A few days ago, I harvested a great-looking deer. Here's how it went...
Equipment Used: Beretta 390 with a fully rifled cantilever barrel from Beretta. Burris Fullfield II 3-9x40 scope. Remington 385 grain, 2 3/4" AccuTip slugs.
Got in the stand at about 1:30 on Monday, 11/14/11. It was the first low wind day in about the last three days. Heavy winds and rain finally moved out and the afternoon was almost totally calm. We are about 4 days past the full moon and the time was right for big deer to be on their feet looking for does.
I was in a elevated ground blind on one of the few hills in the flat land corn country of Newton Co., IN. At about 3:15 PM I heard some movement in the thick brush to the NW of my stand. Close, very close. Since the wind was so low the noise was easily recognized as that of a deer. The snap of a twig really echoed.
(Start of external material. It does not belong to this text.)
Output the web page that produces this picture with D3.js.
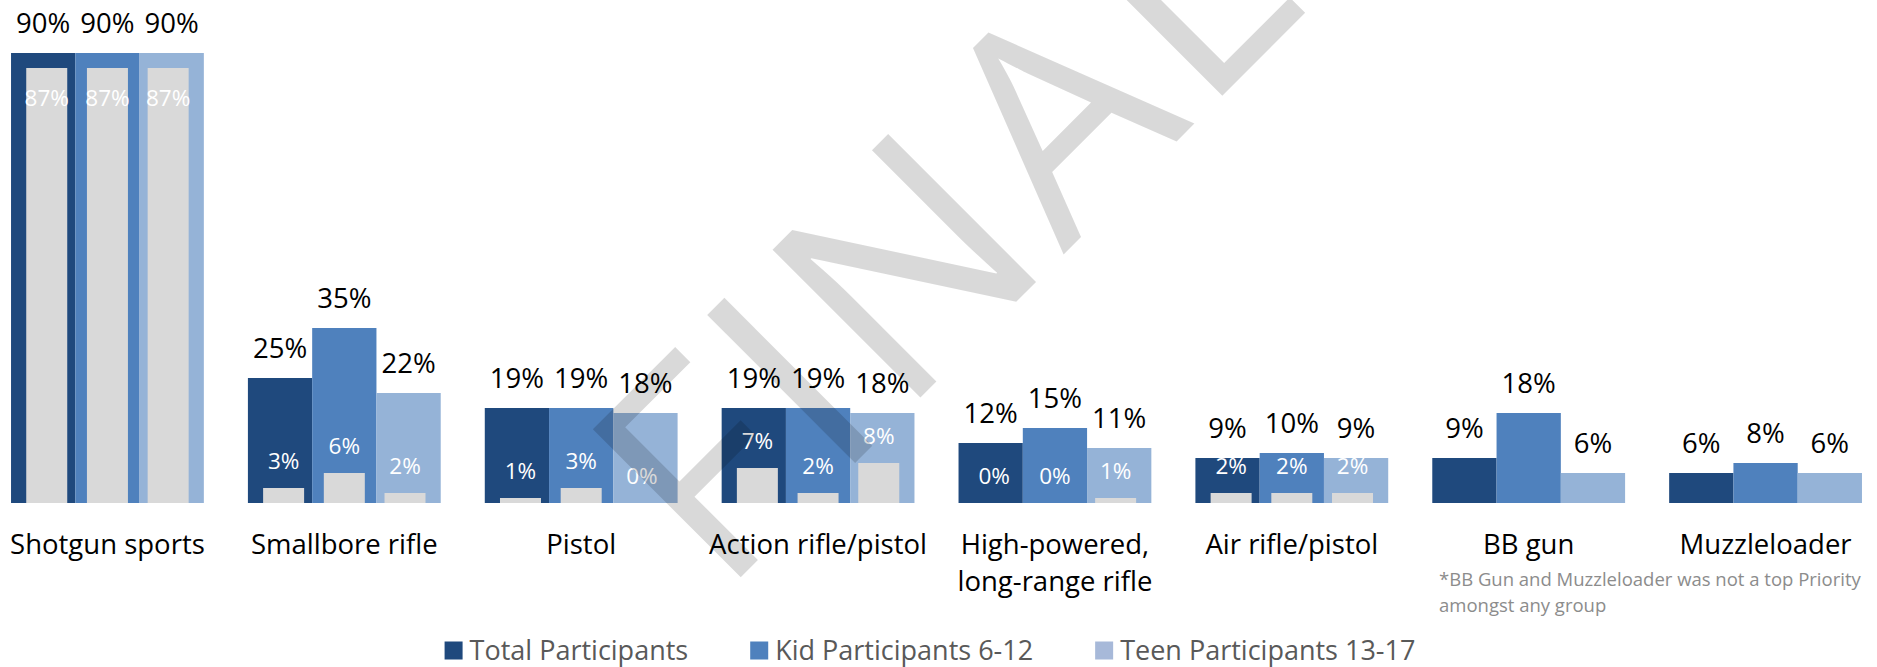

Before I knew it, there he stood, out of the brush and on the edge of a cut corn field. And only 20 yards away. I was low and out of sight in the blind so he never saw me. All I needed to do was stand and take the shot. But, first, I had to get the safety pushed over to the "fire" position. But, with him being so close, I really had to be careful not to snap it into the "fire" position.


I managed to get it to the fire position, stand and take aim. The deer, at this point, was only 27 yards away and gave me just enough of a quartering away shot. As soon as I pulled the trigger and saw him hunch up his back, I knew the shot was good. He still managed to jump over a fence he was standing next to, but it didn't matter. He ran about 50 yards into a cut corn field and piled up, DOA.


The whole encounter took less time than it probably took you to read this. But that's how it goes. Two minutes worth of excitement that creates memories for a lifetime.


Did you harvest your first buck yet? How did it go?